[AIM]:
Lines containing the word "with" are to be located and copied.

[SUPPLIED DATA]:
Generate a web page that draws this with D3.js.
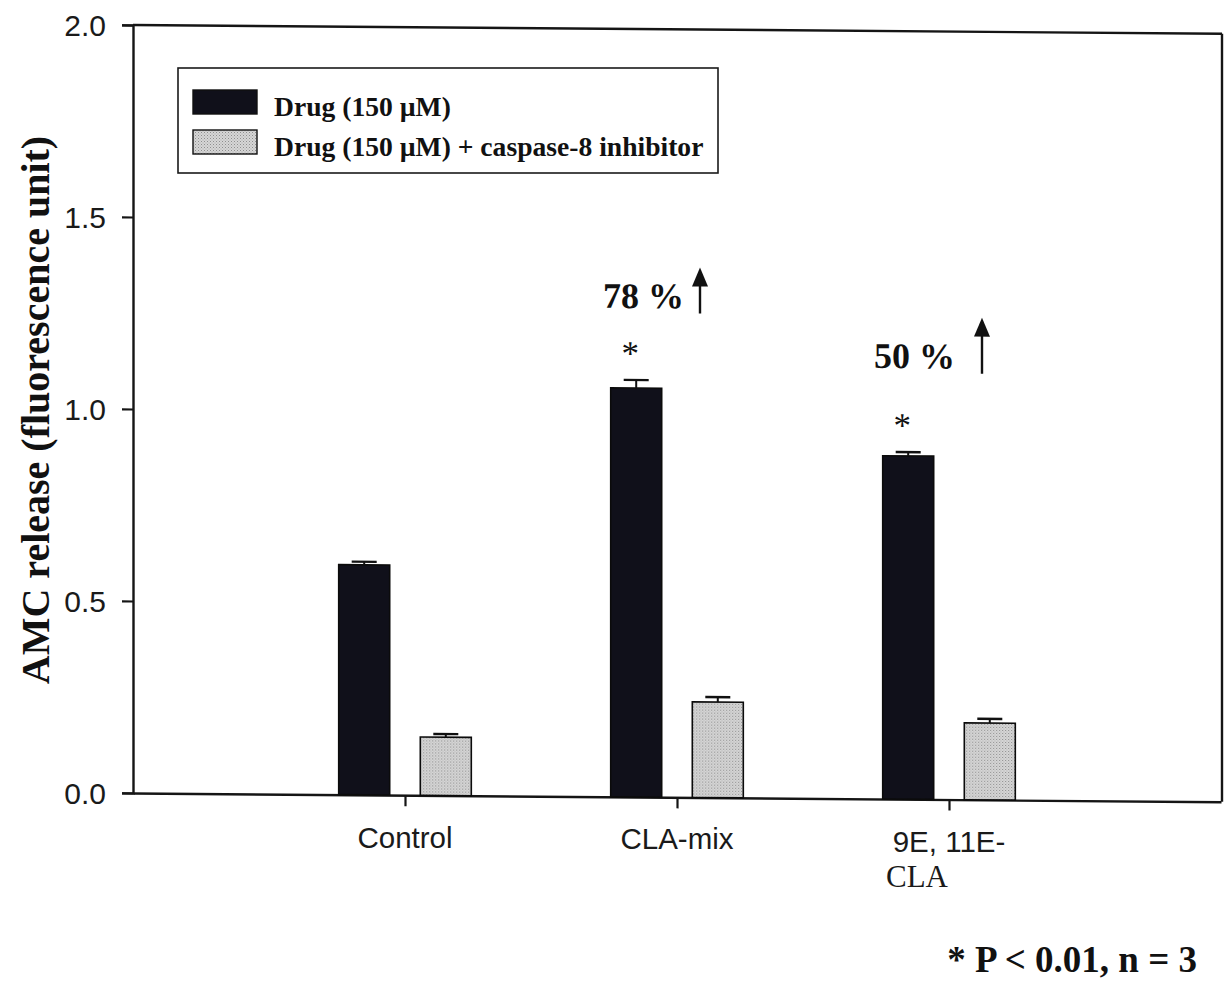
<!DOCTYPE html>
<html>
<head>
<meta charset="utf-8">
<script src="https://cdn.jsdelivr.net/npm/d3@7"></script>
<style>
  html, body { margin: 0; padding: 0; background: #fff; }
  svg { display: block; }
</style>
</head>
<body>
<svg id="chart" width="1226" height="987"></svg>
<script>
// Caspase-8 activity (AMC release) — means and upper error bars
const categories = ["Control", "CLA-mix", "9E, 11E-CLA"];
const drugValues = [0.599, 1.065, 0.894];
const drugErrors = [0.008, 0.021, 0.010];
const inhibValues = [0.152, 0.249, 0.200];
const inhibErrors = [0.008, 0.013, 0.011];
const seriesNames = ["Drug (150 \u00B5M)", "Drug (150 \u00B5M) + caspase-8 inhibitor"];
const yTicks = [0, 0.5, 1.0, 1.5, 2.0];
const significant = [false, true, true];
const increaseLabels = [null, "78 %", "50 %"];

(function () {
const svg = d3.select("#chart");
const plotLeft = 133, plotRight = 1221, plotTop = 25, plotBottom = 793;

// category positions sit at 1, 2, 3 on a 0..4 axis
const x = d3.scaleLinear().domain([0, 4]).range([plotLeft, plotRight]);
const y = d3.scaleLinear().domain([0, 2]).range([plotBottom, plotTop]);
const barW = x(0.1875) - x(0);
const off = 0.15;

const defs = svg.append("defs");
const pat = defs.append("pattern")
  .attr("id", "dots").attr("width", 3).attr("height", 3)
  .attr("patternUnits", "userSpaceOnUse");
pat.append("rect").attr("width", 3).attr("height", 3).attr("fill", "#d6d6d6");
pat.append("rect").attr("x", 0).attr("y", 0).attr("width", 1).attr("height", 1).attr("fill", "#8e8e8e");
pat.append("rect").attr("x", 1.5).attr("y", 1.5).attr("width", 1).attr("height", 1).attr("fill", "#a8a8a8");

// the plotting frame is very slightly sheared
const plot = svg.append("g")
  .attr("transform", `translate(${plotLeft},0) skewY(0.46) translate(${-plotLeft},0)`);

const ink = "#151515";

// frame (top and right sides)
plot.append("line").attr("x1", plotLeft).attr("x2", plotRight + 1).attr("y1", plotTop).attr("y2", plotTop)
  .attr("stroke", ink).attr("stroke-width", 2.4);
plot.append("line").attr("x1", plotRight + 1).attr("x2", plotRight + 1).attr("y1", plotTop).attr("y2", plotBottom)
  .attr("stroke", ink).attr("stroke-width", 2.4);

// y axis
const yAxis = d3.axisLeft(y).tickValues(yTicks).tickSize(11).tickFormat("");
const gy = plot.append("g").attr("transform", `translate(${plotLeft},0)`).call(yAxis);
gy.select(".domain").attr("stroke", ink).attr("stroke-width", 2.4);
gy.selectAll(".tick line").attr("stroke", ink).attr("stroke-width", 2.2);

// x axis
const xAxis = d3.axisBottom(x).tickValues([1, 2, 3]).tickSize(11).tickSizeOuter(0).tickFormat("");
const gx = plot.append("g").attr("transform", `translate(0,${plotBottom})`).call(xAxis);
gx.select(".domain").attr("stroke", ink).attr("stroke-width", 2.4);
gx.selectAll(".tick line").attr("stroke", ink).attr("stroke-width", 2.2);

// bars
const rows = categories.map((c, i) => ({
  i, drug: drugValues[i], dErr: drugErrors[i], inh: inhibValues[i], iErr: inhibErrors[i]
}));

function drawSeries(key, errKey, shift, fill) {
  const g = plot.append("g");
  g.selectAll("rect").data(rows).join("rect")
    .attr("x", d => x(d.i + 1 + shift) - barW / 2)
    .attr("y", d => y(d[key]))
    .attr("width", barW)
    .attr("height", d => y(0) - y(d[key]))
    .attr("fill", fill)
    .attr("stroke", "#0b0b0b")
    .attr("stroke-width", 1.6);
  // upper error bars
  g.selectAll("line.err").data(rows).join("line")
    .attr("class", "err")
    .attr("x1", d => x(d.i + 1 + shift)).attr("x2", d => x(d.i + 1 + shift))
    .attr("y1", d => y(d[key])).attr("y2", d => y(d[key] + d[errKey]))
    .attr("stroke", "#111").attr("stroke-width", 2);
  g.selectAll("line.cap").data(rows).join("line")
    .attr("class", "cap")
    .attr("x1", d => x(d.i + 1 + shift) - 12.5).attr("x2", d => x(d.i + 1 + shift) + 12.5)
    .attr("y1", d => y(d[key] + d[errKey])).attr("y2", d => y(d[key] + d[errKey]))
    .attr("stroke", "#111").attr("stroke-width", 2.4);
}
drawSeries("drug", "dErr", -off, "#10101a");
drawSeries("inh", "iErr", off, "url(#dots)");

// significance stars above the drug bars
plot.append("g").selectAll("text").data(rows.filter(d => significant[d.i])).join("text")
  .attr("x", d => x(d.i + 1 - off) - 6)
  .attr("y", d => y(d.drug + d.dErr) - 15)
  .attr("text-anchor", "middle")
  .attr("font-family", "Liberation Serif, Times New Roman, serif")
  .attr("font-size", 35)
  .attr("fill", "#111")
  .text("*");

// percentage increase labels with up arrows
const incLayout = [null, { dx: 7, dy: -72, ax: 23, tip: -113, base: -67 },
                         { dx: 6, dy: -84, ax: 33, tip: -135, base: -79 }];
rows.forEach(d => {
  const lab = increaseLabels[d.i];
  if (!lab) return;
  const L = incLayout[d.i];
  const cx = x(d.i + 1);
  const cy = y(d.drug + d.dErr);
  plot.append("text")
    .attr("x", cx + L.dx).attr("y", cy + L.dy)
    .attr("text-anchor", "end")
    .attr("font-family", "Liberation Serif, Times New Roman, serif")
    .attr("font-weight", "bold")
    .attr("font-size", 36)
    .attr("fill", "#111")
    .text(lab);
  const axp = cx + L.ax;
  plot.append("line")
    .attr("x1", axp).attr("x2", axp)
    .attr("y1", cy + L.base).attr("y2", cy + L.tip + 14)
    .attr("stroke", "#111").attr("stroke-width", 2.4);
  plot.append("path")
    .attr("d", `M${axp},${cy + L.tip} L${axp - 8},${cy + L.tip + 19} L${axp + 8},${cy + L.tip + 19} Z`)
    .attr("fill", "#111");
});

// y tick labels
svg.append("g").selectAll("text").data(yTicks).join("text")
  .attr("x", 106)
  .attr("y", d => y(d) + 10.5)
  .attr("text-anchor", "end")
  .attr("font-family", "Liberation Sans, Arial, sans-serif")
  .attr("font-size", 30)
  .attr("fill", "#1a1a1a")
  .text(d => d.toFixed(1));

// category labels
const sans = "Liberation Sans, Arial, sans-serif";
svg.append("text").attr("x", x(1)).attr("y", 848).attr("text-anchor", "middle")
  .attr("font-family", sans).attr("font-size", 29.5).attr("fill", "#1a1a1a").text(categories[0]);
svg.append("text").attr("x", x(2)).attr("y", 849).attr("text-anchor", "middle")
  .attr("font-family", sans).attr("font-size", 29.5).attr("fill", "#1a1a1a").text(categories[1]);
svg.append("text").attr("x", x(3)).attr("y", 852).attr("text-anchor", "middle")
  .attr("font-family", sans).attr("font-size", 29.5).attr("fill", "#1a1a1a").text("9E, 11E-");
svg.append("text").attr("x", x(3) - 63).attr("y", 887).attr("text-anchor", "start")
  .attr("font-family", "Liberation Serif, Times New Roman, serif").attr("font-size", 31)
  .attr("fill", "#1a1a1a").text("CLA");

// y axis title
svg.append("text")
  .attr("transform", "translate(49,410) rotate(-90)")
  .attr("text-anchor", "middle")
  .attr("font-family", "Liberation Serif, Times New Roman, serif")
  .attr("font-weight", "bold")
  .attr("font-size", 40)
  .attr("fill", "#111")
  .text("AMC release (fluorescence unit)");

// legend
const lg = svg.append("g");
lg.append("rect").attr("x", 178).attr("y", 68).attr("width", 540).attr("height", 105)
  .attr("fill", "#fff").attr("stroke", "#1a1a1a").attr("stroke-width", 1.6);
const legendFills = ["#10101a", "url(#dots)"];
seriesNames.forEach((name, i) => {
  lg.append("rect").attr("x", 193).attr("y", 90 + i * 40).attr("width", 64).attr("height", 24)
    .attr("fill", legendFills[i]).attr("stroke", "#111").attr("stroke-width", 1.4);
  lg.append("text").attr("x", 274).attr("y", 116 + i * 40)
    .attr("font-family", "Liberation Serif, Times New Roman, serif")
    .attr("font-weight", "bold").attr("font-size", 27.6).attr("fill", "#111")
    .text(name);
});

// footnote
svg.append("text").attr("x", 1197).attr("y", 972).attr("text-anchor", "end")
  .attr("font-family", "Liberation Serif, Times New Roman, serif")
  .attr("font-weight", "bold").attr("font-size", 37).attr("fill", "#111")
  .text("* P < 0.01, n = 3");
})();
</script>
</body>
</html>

[WRITTEN RESPONSE]:
Generate a web page that draws this with D3.js.
// percentage increase labels with up arrows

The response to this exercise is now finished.